Mid-Autumn (Lanterns) Festival
This Chinese equivalent to the West's Harvest Moon Festival is one of the loveliest nights of the year. Part of the celebrations commemorate a 14th-Century uprising against the Mongols when rebels wrote the call to revolt on pieces of paper and embedded them in cakes which they smuggled to compatriots. Today, during the festival, people eat special sweet cakes known as "Moon Cakes" made of ground lotus and sesame. Along with the cakes, shops sell coloured Chinese paper lanterns in the shapes of animals, and more recently, in the shapes of aeroplanes and space ships. On this family occasion parents allow children to stay up late, and take them to high vantage points such as The Peak to light their lanterns and watch the huge autumn moon rise before eating their moon cakes. Public parks are ablaze with many thousands of lanterns in all colours and sizes and shapes.

Chung Yeung Festival
The Chung Yeung Festival falls on the ninth day of the ninth month, according to the lunar calendar.

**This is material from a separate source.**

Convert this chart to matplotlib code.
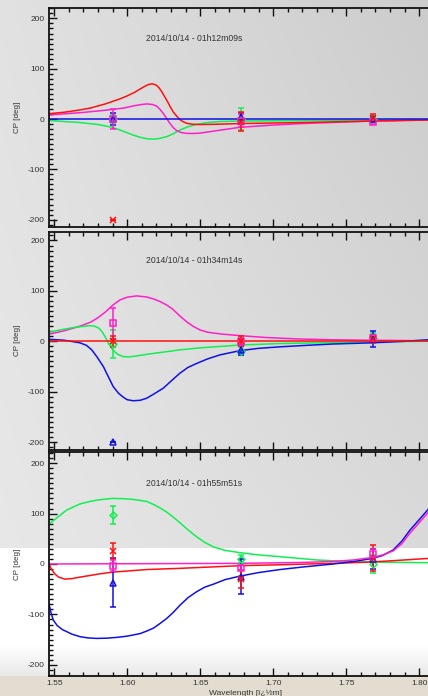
import numpy as np
import matplotlib
matplotlib.use("Agg")
import matplotlib.pyplot as plt
from matplotlib.ticker import MultipleLocator

plt.rcParams['font.family'] = ['Liberation Sans', 'DejaVu Sans']

# ----- data -----
titles = ["2014/10/14 - 01h12m09s", "2014/10/14 - 01h34m14s", "2014/10/14 - 01h55m51s"]
data_wl = [1.590, 1.678, 1.768]
wl_min, wl_max = 1.5464, 1.806

# panel 1 model curves
p1_red_wl = [1.5464, 1.557, 1.5676, 1.575, 1.580, 1.585, 1.590, 1.595, 1.600, 1.605, 1.609, 1.612,
             1.6145, 1.617, 1.6195, 1.6215, 1.6235, 1.6255, 1.6275, 1.6295, 1.6315, 1.6338, 1.636,
             1.638, 1.6407, 1.645, 1.650, 1.660, 1.678, 1.720, 1.768, 1.806]
p1_red = [10.5, 13.5, 18, 22, 26, 30, 35, 40, 46, 53, 60, 65, 68.5, 70, 68, 63, 55, 45, 35, 24, 14,
          6, -1, -5, -8.5, -10.5, -11, -10.5, -9, -7, -4, -2]
p1_mag_wl = [1.5464, 1.5676, 1.580, 1.5898, 1.598, 1.6041, 1.609, 1.6133, 1.617, 1.620, 1.6225,
             1.6247, 1.627, 1.6293, 1.6315, 1.6338, 1.637, 1.6407, 1.645, 1.6498, 1.657, 1.664,
             1.6772, 1.700, 1.720, 1.768, 1.806]
p1_mag = [8, 12.5, 16, 19, 22, 26, 28.5, 30, 29, 26, 19, 11, 1, -9, -17, -23, -27, -28.5, -28.8,
          -28, -25, -22, -16.5, -12, -9, -4, -2]
p1_grn_wl = [1.5464, 1.5676, 1.580, 1.5898, 1.597, 1.6041, 1.609, 1.6135, 1.6178, 1.622, 1.627,
             1.631, 1.636, 1.6415, 1.6475, 1.655, 1.6635, 1.678, 1.720, 1.768, 1.806]
p1_grn = [-3, -7, -11, -16.5, -24, -32, -36.5, -39.3, -40, -38.8, -35, -30, -22, -15.5, -10.6,
          -7, -5, -4, -3, -2, -1]
p1_blu_wl = [1.5464, 1.806]
p1_blu = [0, 0]

# panel 2 model curves
p2_mag_wl = [1.5464, 1.557, 1.5676, 1.575, 1.580, 1.585, 1.5902, 1.595, 1.600, 1.6064, 1.613, 1.618,
             1.6224, 1.627, 1.631, 1.6361, 1.641, 1.645, 1.6498, 1.655, 1.664, 1.6779, 1.695, 1.7183,
             1.740, 1.768, 1.806]
p2_mag = [14, 21, 30, 38, 47, 58, 72, 82, 87.5, 90, 88, 84, 79, 72, 64, 50, 38, 30, 22.5, 18, 14.5,
          11, 7.5, 4.5, 3, 2, 1]
p2_grn_wl = [1.5464, 1.555, 1.565, 1.5745, 1.5775, 1.5805, 1.583, 1.585, 1.5875, 1.5904, 1.5935,
             1.5973, 1.601, 1.6041, 1.6155, 1.626, 1.636, 1.650, 1.660, 1.6772, 1.7046, 1.740,
             1.7681, 1.806]
p2_grn = [18, 23, 28, 31, 30, 26, 18, 8, -6, -18, -26, -30.5, -31, -30, -25, -21, -17, -13, -11,
          -7.5, -4.5, -2.5, -1, 0]
p2_blu_wl = [1.5464, 1.557, 1.5676, 1.572, 1.5757, 1.5795, 1.5836, 1.587, 1.5904, 1.594, 1.5973,
             1.600, 1.6041, 1.609, 1.6133, 1.618, 1.6247, 1.630, 1.636, 1.6415, 1.6475, 1.655, 1.6635,
             1.6772, 1.690, 1.7046, 1.720, 1.740, 1.7681, 1.790, 1.806]
p2_blu = [4, 2, -3, -8, -17, -32, -50, -70, -90, -103, -111, -116, -118, -117, -113, -105, -93, -79,
          -63.5, -52, -44, -35, -27, -18.6, -14, -11, -8.5, -5.5, -3, 0, 3]
p2_red_wl = [1.5464, 1.806]
p2_red = [0, 0]

# panel 3 model curves
p3_grn_wl = [1.5464, 1.552, 1.5585, 1.5676, 1.5745, 1.580, 1.5898, 1.597, 1.6041, 1.6133, 1.618,
             1.6225, 1.627, 1.6315, 1.636, 1.6415, 1.6475, 1.653, 1.659, 1.667, 1.6772, 1.690,
             1.7046, 1.7297, 1.740, 1.764, 1.806]
p3_grn = [79, 92, 107, 119, 124, 127, 130, 129.5, 128, 124, 118, 111, 103, 93, 82, 68, 54, 43, 34,
          27, 22.5, 18, 14.5, 8, 6.5, 4, 2.6]
p3_blu_wl = [1.5464, 1.5478, 1.5493, 1.552, 1.5555, 1.5585, 1.562, 1.5676, 1.573, 1.579, 1.586,
             1.5927, 1.600, 1.6087, 1.6133, 1.618, 1.6224, 1.627, 1.6315, 1.636, 1.6415, 1.6475,
             1.653, 1.659, 1.667, 1.6772, 1.690, 1.7046, 1.720, 1.7411, 1.755, 1.7681, 1.775,
             1.7822, 1.788, 1.7936, 1.800, 1.806]
p3_blu = [-79, -97, -111, -122, -130, -134, -139, -144, -146.5, -147.5, -147, -145.5, -143, -138,
          -133, -127, -118, -108, -96, -82, -67, -55, -46, -40, -31, -24, -17, -11, -6, 0, 5, 11,
          17, 28, 45, 67, 88, 108]
p3_mag_wl = [1.5464, 1.6772, 1.7183, 1.7411, 1.755, 1.7681, 1.775, 1.7822, 1.788, 1.7936, 1.800,
             1.806]
p3_mag = [0, 1.3, 3, 5, 8, 13, 18, 26, 40, 61, 82, 102]
p3_red_wl = [1.5464, 1.548, 1.5505, 1.553, 1.5573, 1.562, 1.5676, 1.575, 1.580, 1.5904, 1.6133,
             1.636, 1.6779, 1.7046, 1.7411, 1.7681, 1.806]
p3_red = [0, -10, -20, -26, -30, -29, -26, -22.5, -20, -16, -11, -8.6, -3.3, -1.5, 1.3, 4, 11]

# data points (value, error) at data_wl, one list per panel and colour
p1_blu_pt, p1_blu_err = [0, 3, 0], [12, 8, 3]
p1_grn_pt, p1_grn_err = [0, 0, 0], [8, 22, 5]
p1_mag_pt, p1_mag_err = [0, -3, -5], [20, 12, 4]
p1_red_pt, p1_red_err = [-200, -5, 2], [0, 18, 8]

p2_blu_pt, p2_blu_err = [-200, -18, 5], [0, 10, 16]
p2_grn_pt, p2_grn_err = [-5, -20, 6], [28, 8, 10]
p2_mag_pt, p2_mag_err = [36, -2, 6], [31, 8, 5]
p2_red_pt, p2_red_err = [0, 0, 5], [11, 10, 8]

p3_blu_pt, p3_blu_err = [-37, -25, 10], [48, 35, 20]
p3_grn_pt, p3_grn_err = [97, 10.6, 0], [18, 8, 18]
p3_mag_pt, p3_mag_err = [-3, -7, 20], [10, 5, 10]
p3_red_pt, p3_red_err = [26, -30, 12], [16, 18, 26]

RED = "#ff1010"
GRN = "#10f050"
MAG = "#ff20c8"
BLU = "#1010e8"

panels = [
    dict(curves=[(p1_grn_wl, p1_grn, GRN), (p1_mag_wl, p1_mag, MAG), (p1_red_wl, p1_red, RED),
                 (p1_blu_wl, p1_blu, BLU)],
         points=[(p1_grn_pt, p1_grn_err, GRN, 'D'), (p1_blu_pt, p1_blu_err, BLU, '^'),
                 (p1_mag_pt, p1_mag_err, MAG, 's'), (p1_red_pt, p1_red_err, RED, 'x')],
         ylim=(-214.7, 220.7), box=(8, 227)),
    dict(curves=[(p2_mag_wl, p2_mag, MAG), (p2_grn_wl, p2_grn, GRN), (p2_blu_wl, p2_blu, BLU),
                 (p2_red_wl, p2_red, RED)],
         points=[(p2_grn_pt, p2_grn_err, GRN, 'D'), (p2_blu_pt, p2_blu_err, BLU, '^'),
                 (p2_mag_pt, p2_mag_err, MAG, 's'), (p2_red_pt, p2_red_err, RED, 'x')],
         ylim=(-215.7, 217.8), box=(231.5, 450)),
    dict(curves=[(p3_grn_wl, p3_grn, GRN), (p3_red_wl, p3_red, RED), (p3_blu_wl, p3_blu, BLU),
                 (p3_mag_wl, p3_mag, MAG)],
         points=[(p3_grn_pt, p3_grn_err, GRN, 'D'), (p3_blu_pt, p3_blu_err, BLU, '^'),
                 (p3_red_pt, p3_red_err, RED, 'x'), (p3_mag_pt, p3_mag_err, MAG, 's')],
         ylim=(-222, 222), box=(452, 676)),
]

W, H = 428, 696
fig = plt.figure(figsize=(W / 100, H / 100), dpi=100)

# background: grey gradient, white lower part of last panel, tan strip at the bottom
bg_ax = fig.add_axes([0, 0, 1, 1], zorder=-10)
yy, xx = np.mgrid[0:H, 0:W]
g = 0.885 + 0.03 * (yy / H) - 0.085 * (xx / W) * (1 - 0.45 * yy / H)
white = (yy >= 548) & (yy < 676)
fade = np.clip((yy - 645) / 31.0, 0, 1)
g = np.where(white, 1.0 - 0.09 * fade, g)
img = np.dstack([g, g, g])
tan = yy >= 676
img[tan] = [0.89, 0.865, 0.82]
bg_ax.imshow(img, aspect='auto', extent=[0, W, H, 0], interpolation='bilinear')
bg_ax.set_axis_off()

left = 49 / W
for i, p in enumerate(panels):
    top, bot = p["box"]
    ax = fig.add_axes([left, 1 - bot / H, 1 - left, (bot - top) / H])
    ax.patch.set_alpha(0)
    for wl, vals, col in p["curves"]:
        ax.plot(wl, vals, color=col, lw=1.1, zorder=2)
    for vals, errs, col, mk in p["points"]:
        ax.errorbar(data_wl, vals, yerr=errs, fmt=mk, color=col, ecolor=col,
                    mfc='none', mec=col, ms=4.5 if mk != 'D' else 3.5, mew=1.1,
                    elinewidth=1.1, capsize=2, capthick=1.1, zorder=3)
    ax.text(1.6126, 160, titles[i], fontsize=6.2, color="#333333", ha='left', va='center')
    ax.set_xlim(wl_min, wl_max)
    ax.set_ylim(*p["ylim"])
    ax.xaxis.set_major_locator(MultipleLocator(0.05))
    ax.xaxis.set_minor_locator(MultipleLocator(0.01))
    ax.yaxis.set_major_locator(MultipleLocator(100))
    ax.yaxis.set_minor_locator(MultipleLocator(10))
    ax.tick_params(which='both', direction='in', top=True, bottom=True, left=True, right=False,
                   width=1.0, colors='#111111', labelcolor='#333333', labelsize=6, pad=3)
    ax.tick_params(which='major', length=6)
    ax.tick_params(which='minor', length=3)
    ax.yaxis.set_major_formatter(plt.FuncFormatter(lambda v, pos: f"{v:.0f}"))
    for s in ["left", "top", "bottom"]:
        ax.spines[s].set_linewidth(1.3)
        ax.spines[s].set_color("#111111")
    ax.spines["right"].set_visible(False)
    ax.set_ylabel("CP [deg]", fontsize=5.8, color="#333333")
    ax.yaxis.set_label_coords(-0.075, 0.5)
    if i < 2:
        ax.tick_params(labelbottom=False)
    else:
        ax.xaxis.set_major_formatter(plt.FuncFormatter(lambda v, pos: f"{v:.2f}"))
        ax.set_xlabel("Wavelength [ï¿½m]", fontsize=6, color="#333333")
        ax.xaxis.set_label_coords(0.518, -0.062)

fig.savefig("out.png", dpi=100)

The festival's origins date back to 200BC when a man of the Han Dynasty avoided a catastrophe in his village by taking his family to a high place for the day. In Chinese folklore, the man took with him food and a jug of chrysanthemum wine. This story has developed into a tradition for Chinese to go picnicking in the mountains on festival days.

Chung Yeung is also a family remembrance day. Families visit graves to pay their respects to founding ancestors. They share the food they bring along, especially Chinese cakes, ko, which is a homonym of the word for "top". Hong Kong people believe that those who eat cake will be promoted to the top.

It is also an auspicious time for the young and they scrambling up the hills before they head home to make the most of the occasion. The festival is a great chance for nature lovers to take advantage of the public holiday and fine autumn weather to go walking through Hong Kong's numerous country parks.